== Stored data entries ==
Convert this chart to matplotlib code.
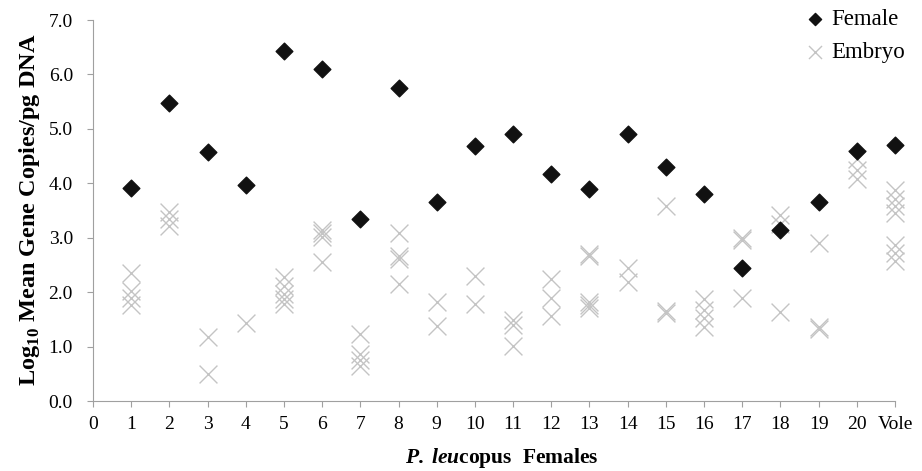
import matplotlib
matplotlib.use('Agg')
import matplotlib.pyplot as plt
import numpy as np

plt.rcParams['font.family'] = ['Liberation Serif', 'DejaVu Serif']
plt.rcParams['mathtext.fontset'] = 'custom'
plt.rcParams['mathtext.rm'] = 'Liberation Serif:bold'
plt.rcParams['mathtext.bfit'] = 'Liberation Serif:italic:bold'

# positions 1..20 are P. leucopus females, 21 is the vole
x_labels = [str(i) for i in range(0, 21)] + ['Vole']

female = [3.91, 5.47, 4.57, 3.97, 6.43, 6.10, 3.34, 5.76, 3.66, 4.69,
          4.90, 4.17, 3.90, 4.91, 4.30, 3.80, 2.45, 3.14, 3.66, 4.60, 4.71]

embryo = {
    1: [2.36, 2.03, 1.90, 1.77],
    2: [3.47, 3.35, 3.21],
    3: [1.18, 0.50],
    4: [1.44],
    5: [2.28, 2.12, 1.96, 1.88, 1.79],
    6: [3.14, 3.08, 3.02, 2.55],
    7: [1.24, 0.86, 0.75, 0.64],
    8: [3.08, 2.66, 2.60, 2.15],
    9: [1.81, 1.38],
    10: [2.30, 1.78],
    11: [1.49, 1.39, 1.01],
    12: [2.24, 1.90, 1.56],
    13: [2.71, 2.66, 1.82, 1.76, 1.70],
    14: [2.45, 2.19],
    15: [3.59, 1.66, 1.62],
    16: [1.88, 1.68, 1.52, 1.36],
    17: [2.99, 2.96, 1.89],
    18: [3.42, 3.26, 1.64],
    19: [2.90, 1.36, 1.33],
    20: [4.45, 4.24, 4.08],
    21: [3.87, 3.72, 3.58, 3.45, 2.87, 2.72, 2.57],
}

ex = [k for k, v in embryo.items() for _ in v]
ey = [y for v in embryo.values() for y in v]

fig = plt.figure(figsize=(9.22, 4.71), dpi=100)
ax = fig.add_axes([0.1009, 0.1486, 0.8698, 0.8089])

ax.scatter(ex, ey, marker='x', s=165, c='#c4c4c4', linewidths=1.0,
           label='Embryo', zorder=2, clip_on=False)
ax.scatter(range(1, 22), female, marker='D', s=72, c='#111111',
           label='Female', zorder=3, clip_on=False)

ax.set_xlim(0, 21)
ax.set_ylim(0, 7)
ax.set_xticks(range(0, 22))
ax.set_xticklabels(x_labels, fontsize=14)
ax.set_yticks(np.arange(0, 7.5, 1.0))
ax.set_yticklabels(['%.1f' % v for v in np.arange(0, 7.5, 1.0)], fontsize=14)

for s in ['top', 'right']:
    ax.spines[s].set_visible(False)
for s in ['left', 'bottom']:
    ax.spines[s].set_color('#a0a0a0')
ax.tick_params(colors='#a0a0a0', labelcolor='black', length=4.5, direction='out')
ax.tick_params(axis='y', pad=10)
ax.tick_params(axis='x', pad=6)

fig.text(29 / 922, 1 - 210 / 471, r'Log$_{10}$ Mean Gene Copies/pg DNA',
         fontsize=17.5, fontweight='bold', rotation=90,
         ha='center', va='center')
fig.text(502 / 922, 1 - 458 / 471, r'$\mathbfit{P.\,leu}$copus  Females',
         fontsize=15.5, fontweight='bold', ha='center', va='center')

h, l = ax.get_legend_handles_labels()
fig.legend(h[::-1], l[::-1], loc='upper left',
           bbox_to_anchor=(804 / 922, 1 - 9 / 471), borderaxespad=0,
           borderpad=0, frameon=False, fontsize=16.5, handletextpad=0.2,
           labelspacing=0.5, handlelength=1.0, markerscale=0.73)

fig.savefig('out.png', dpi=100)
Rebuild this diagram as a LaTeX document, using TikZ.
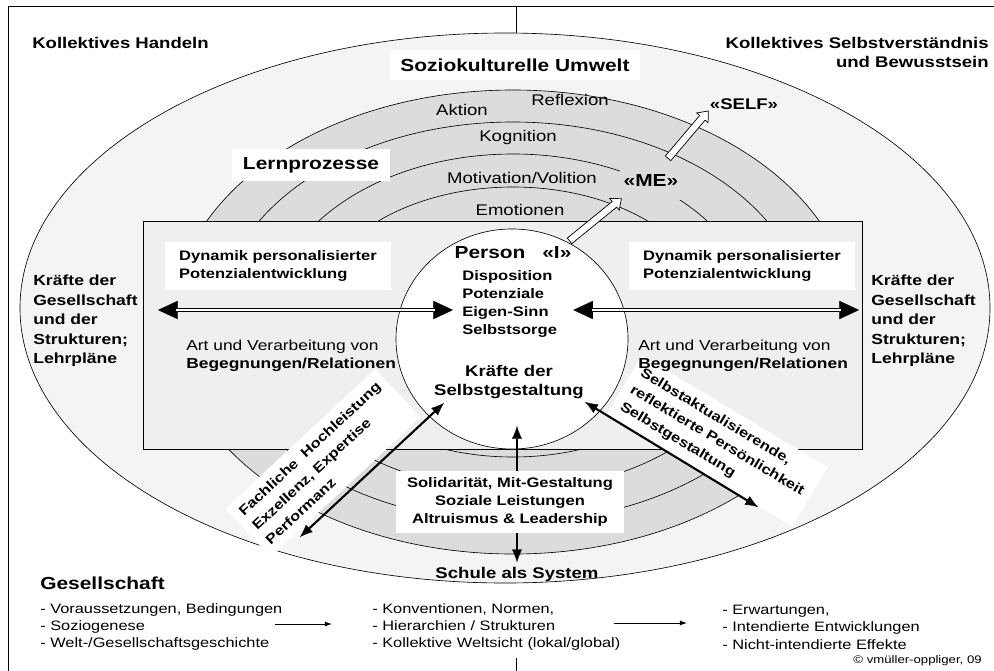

== Description of the task ==
All lines from the start of the entries through the one with "plt.rcParams['mathtext.bfit'] = 'Liberation" are to be output exactly; omit the pictures.

== Solution to the problem ==
Convert this chart to matplotlib code.
import matplotlib
matplotlib.use('Agg')
import matplotlib.pyplot as plt
import numpy as np

plt.rcParams['font.family'] = ['Liberation Serif', 'DejaVu Serif']
plt.rcParams['mathtext.fontset'] = 'custom'
plt.rcParams['mathtext.rm'] = 'Liberation Serif:bold'
plt.rcParams['mathtext.bfit'] = 'Liberation Serif:italic:bold'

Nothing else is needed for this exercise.